If the reader doubts the utility of this device, stripped of any access limiting power, we urge him or her to consider how trademarks and other authenticating marks are used in the commercial/bureaucratic sphere. A mark from the Underwriters’ Laboratories attests that a particular device may be used without risk, a fact that a user might discover only by extensive experience. A letter saying “You have been drafted,” is much more likely to be believed if it bears the mark of a draft board….

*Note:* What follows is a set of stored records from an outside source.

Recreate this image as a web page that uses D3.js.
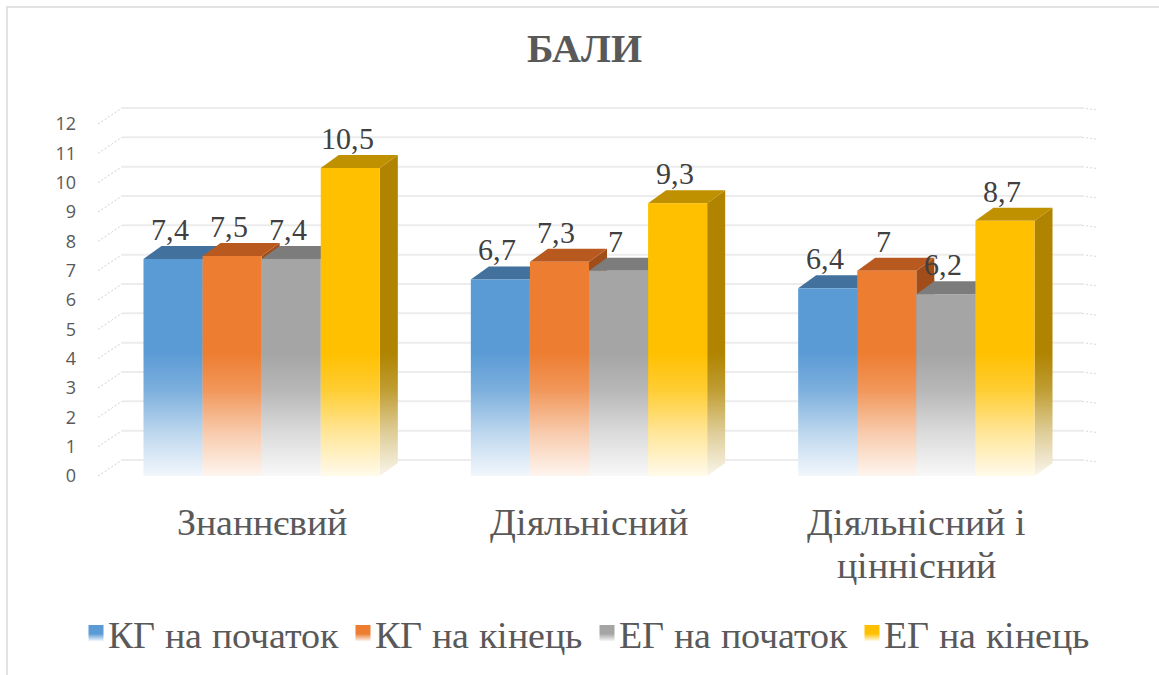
<!DOCTYPE html>
<html><head><meta charset="utf-8">
<script src="https://cdn.jsdelivr.net/npm/d3@7"></script>
<style>
@font-face { font-family: "RefSerif"; src: local("Liberation Serif"), local("LiberationSerif"), local("Times New Roman"); font-weight: normal; }
@font-face { font-family: "RefSerif"; src: local("Liberation Serif Bold"), local("LiberationSerif-Bold"); font-weight: bold; }
</style>
</head><body style="margin:0">
<svg id="chart" width="1159" height="675" style="display:block"></svg>
<script>
const title = "БАЛИ";
const categories = [["Знаннєвий"], ["Діяльнісний"], ["Діяльнісний і", "ціннісний"]];
const seriesNames = ["КГ на початок", "КГ на кінець", "ЕГ на початок", "ЕГ на кінець"];
const kgStart = [7.4, 6.7, 6.4];
const kgEnd = [7.5, 7.3, 7];
const egStart = [7.4, 7, 6.2];
const egEnd = [10.5, 9.3, 8.7];
const labels = [["7,4","6,7","6,4"],["7,5","7,3","7"],["7,4","7","6,2"],["10,5","9,3","8,7"]];
const yTicks = [0,1,2,3,4,5,6,7,8,9,10,11,12];
const seriesValues = [kgStart, kgEnd, egStart, egEnd];
const colors = ["#5b9bd5", "#ed7d31", "#a5a5a5", "#ffc000"];
const topColors = ["#41719c", "#b85a20", "#7c7c7c", "#bf9000"];
const sideColors = ["#3a6590", "#a04d1a", "#6e6e6e", "#b08400"];
const SERIF = '"RefSerif", "Liberation Serif", "Times New Roman", serif';
const SANS = '"Open Sans", sans-serif';

const svg = d3.select("#chart");
const defs = svg.append("defs");

svg.append("rect").attr("x",7).attr("y",7).attr("width",1200).attr("height",700)
  .attr("fill","none").attr("stroke","#d9d9d9").attr("stroke-width",1.5);

const x0 = d3.scaleBand().domain(d3.range(categories.length)).range([98,1080]).padding(0);
const x1 = d3.scaleBand().domain(d3.range(seriesNames.length)).range([0,x0.bandwidth()]).paddingInner(0).paddingOuter(0.77);
const y = d3.scaleLinear().domain([0,12]).range([476,124]);

const gdx = 24, gdy = -16;
const bdx = 18, bdy = -13;

const grid = svg.append("g");
yTicks.forEach(t => {
  const yy = y(t);
  grid.append("line").attr("x1",98).attr("y1",yy).attr("x2",98+gdx).attr("y2",yy+gdy)
    .attr("stroke","#d0d0d0").attr("stroke-width",1).attr("stroke-dasharray","2,2");
  grid.append("line").attr("x1",98+gdx).attr("y1",yy+gdy).attr("x2",1082).attr("y2",yy+gdy)
    .attr("stroke","#ececec").attr("stroke-width",2);
  grid.append("line").attr("x1",1082).attr("y1",yy+gdy).attr("x2",1098).attr("y2",yy+gdy+2)
    .attr("stroke","#d8d8d8").attr("stroke-width",1).attr("stroke-dasharray","2,2");
});

svg.append("g").selectAll("text").data(yTicks).join("text")
  .attr("x",76).attr("y",d=>y(d)).attr("dy","0.36em").attr("text-anchor","end")
  .style("font-family",SANS).style("font-size","18px").attr("fill","#595959")
  .text(d=>d);

function mix(c, t){ return d3.interpolateRgb(c, "#ffffff")(t); }
colors.forEach((c,i)=>{
  const g = defs.append("linearGradient").attr("id","gf"+i).attr("gradientUnits","userSpaceOnUse")
    .attr("x1",0).attr("x2",0).attr("y1",y(0)).attr("y2",y(4.2));
  g.append("stop").attr("offset",0).attr("stop-color",mix(c,0.92));
  g.append("stop").attr("offset",0.35).attr("stop-color",mix(c,0.6));
  g.append("stop").attr("offset",0.7).attr("stop-color",mix(c,0.2));
  g.append("stop").attr("offset",1).attr("stop-color",c);
  const s = defs.append("linearGradient").attr("id","gs"+i).attr("gradientUnits","userSpaceOnUse")
    .attr("x1",0).attr("x2",0).attr("y1",y(0)).attr("y2",y(4.2));
  s.append("stop").attr("offset",0).attr("stop-color",mix(sideColors[i],0.92));
  s.append("stop").attr("offset",0.35).attr("stop-color",mix(sideColors[i],0.6));
  s.append("stop").attr("offset",0.7).attr("stop-color",mix(sideColors[i],0.2));
  s.append("stop").attr("offset",1).attr("stop-color",sideColors[i]);
  const l = defs.append("linearGradient").attr("id","gl"+i).attr("x1",0).attr("x2",0).attr("y1",0).attr("y2",1);
  l.append("stop").attr("offset",0).attr("stop-color",c);
  l.append("stop").attr("offset",0.55).attr("stop-color",c);
  l.append("stop").attr("offset",1).attr("stop-color",mix(c,0.9));
});

const bars = svg.append("g");
categories.forEach((cat,ci)=>{
  seriesValues.forEach((vals,si)=>{
    const v = vals[ci];
    const xl = x0(ci) + x1(si), xr = xl + x1.bandwidth();
    const yt = y(v), yb = y(0);
    const g = bars.append("g");
    g.append("path").attr("d",`M${xr},${yt}L${xr+bdx},${yt+bdy}L${xr+bdx},${yb+bdy}L${xr},${yb}Z`)
      .attr("fill",`url(#gs${si})`);
    g.append("path").attr("d",`M${xl},${yt}L${xl+bdx},${yt+bdy}L${xr+bdx},${yt+bdy}L${xr},${yt}Z`)
      .attr("fill",topColors[si]);
    g.append("rect").attr("x",xl).attr("y",yt).attr("width",xr-xl).attr("height",yb-yt)
      .attr("fill",`url(#gf${si})`);
  });
});

const dl = svg.append("g");
categories.forEach((cat,ci)=>{
  seriesValues.forEach((vals,si)=>{
    const v = vals[ci];
    const xc = x0(ci) + x1(si) + x1.bandwidth()/2 - 3;
    dl.append("text").attr("x",xc).attr("y",y(v)+bdy-6).attr("text-anchor","middle")
      .style("font-family",SERIF).style("font-size","30px").attr("fill","#404040")
      .text(labels[si][ci]);
  });
});

categories.forEach((lines,ci)=>{
  const cx = x0(ci)+x0.bandwidth()/2;
  lines.forEach((ln,li)=>{
    svg.append("text").attr("x",cx).attr("y",535 + li*43).attr("text-anchor","middle")
      .style("font-family",SERIF).style("font-size","38px").attr("fill","#595959").text(ln);
  });
});

svg.append("text").attr("x",584).attr("y",62).attr("text-anchor","middle")
  .style("font-family",SERIF).style("font-weight","bold").style("font-size","40px").attr("fill","#595959").text(title);

const leg = svg.append("g");
let lx = 0;
seriesNames.forEach((n,i)=>{
  const g = leg.append("g");
  g.append("rect").attr("x",lx).attr("y",-11).attr("width",15).attr("height",16).attr("fill",`url(#gl${i})`);
  const t = g.append("text").attr("x",lx+19).attr("y",12)
    .style("font-family",SERIF).style("font-size","38px").attr("fill","#595959").text(n);
  lx += 19 + t.node().getComputedTextLength() + 18;
});
const total = lx - 18;
leg.attr("transform",`translate(${588.5 - total/2},636)`);
</script>
</body></html>
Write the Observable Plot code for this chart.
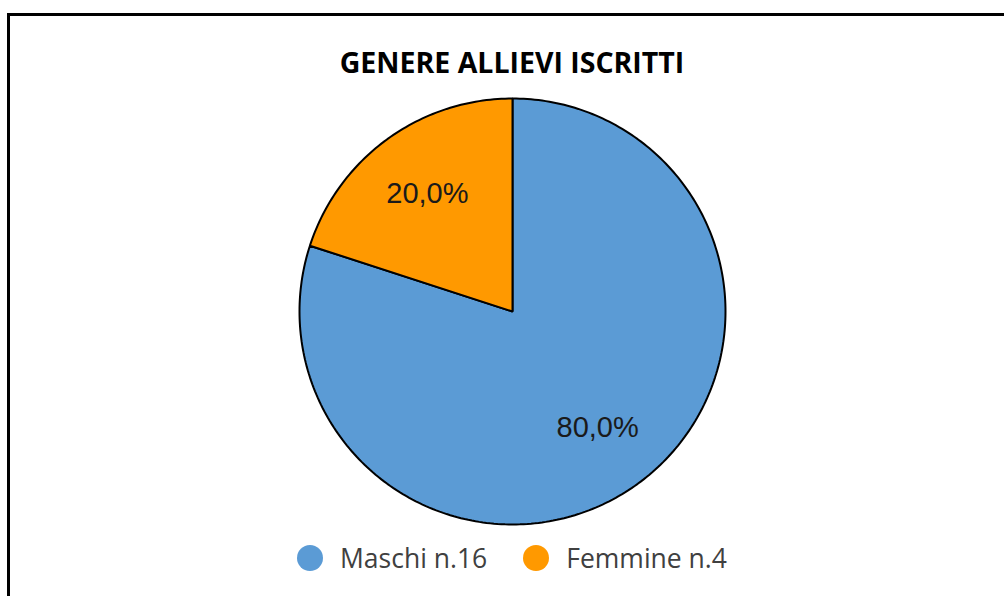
<!DOCTYPE html>
<html>
<head>
<meta charset="utf-8">
<script src="https://cdn.jsdelivr.net/npm/d3@7"></script>
<script src="https://cdn.jsdelivr.net/npm/@observablehq/plot@0.6"></script>
<style>
  html, body { margin: 0; padding: 0; background: #fff; }
  #wrap { position: relative; width: 1004px; height: 596px; overflow: hidden; background: #fff; }
  #frame { position: absolute; left: 7px; top: 13px; width: 1100px; height: 700px; border: 3px solid #000; box-sizing: border-box; }
  #title { position: absolute; left: 10px; width: 1004px; top: 42px; text-align: center;
           font-family: "Open Sans", sans-serif; font-weight: bold; font-size: 28.5px; color: #000; line-height: 40px; }
  #chart { position: absolute; left: 0; top: 80px; }
  #legend { position: absolute; left: 10px; width: 1004px; top: 540px; height: 36px; display: flex; justify-content: center; align-items: center;
            font-family: "Open Sans", sans-serif; font-size: 26.5px; color: #404040; }
  .item { display: flex; align-items: center; margin: 0 18px 0 18px; }
  .sw { width: 26px; height: 26px; border-radius: 50%; margin-right: 17px; }
</style>
</head>
<body>
<div id="wrap">
  <div id="frame"></div>
  <div id="title"></div>
  <div id="chart"></div>
  <div id="legend"></div>
</div>
<script>
const titleText = "GENERE ALLIEVI ISCRITTI";
const categories = ["Maschi", "Femmine"];
const counts = [16, 4];
const legendLabels = ["Maschi n.16", "Femmine n.4"];
const pctLabels = ["80,0%", "20,0%"];
const colors = ["#5B9BD5", "#FF9900"];

document.getElementById("title").textContent = titleText;

const W = 1004, H = 455, cx = 512, cy = 231, R = 213;
const total = d3.sum(counts);

// build slice outlines (angle clockwise from 12 o'clock)
const slicePts = [];
const labelPts = [];
let start = 0;
categories.forEach((c, i) => {
  const a0 = start, a1 = start + counts[i] / total * 2 * Math.PI;
  slicePts.push({cat: c, x: 0, y: 0});
  const n = Math.max(2, Math.ceil((a1 - a0) / (Math.PI / 180)));
  for (let k = 0; k <= n; k++) {
    const a = a0 + (a1 - a0) * k / n;
    slicePts.push({cat: c, x: Math.sin(a), y: Math.cos(a)});
  }
  const m = (a0 + a1) / 2;
  labelPts.push({cat: c, label: pctLabels[i], x: 0.68 * Math.sin(m), y: 0.68 * Math.cos(m)});
  start = a1;
});

const chart = Plot.plot({
  width: W, height: H,
  margin: 0,
  x: {domain: [-cx / R, (W - cx) / R], axis: null},
  y: {domain: [-(H - cy) / R, cy / R], axis: null},
  color: {domain: categories, range: colors},
  marks: [
    Plot.line(slicePts, {x: "x", y: "y", z: "cat", fill: "cat", stroke: "#000", strokeWidth: 2, curve: "linear-closed", strokeLinejoin: "miter"}),
    Plot.text(labelPts, {x: "x", y: "y", dy: -1, text: "label", fontSize: 29, fontFamily: "Liberation Sans, Arial, sans-serif", fill: "#1a1a1a"})
  ]
});
document.getElementById("chart").appendChild(chart);

const leg = document.getElementById("legend");
categories.forEach((c, i) => {
  const it = document.createElement("div"); it.className = "item";
  const sw = document.createElement("div"); sw.className = "sw"; sw.style.background = colors[i];
  const tx = document.createElement("span"); tx.textContent = legendLabels[i];
  it.appendChild(sw); it.appendChild(tx); leg.appendChild(it);
});
</script>
</body>
</html>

Morris’ seals and trademarks are lighter-weight constructs than the cryptographic operations I’ve associated them with though. In usage, he seems to envision them as something very similar to type-tags:

We can invent trademarks to attest to these various properties and attach them to objects in any order we like. For example, a complex number represented in the cartesian system might bear four marks: pair, point-in-plane, cartesian, complex. Programs may examine these marks or not as they please: e.g. A routine that prints pairs is unconcerned with all but the pair tag.

Access keys

Now let us example the implications of making the seal operation public and leaving unseal private…. if one puts such a seal on an object and leaves it in a public place, he/she is guaranteed that only the restricted group of programs holding unseal can access it…

Sounds very much like a public/private key pair!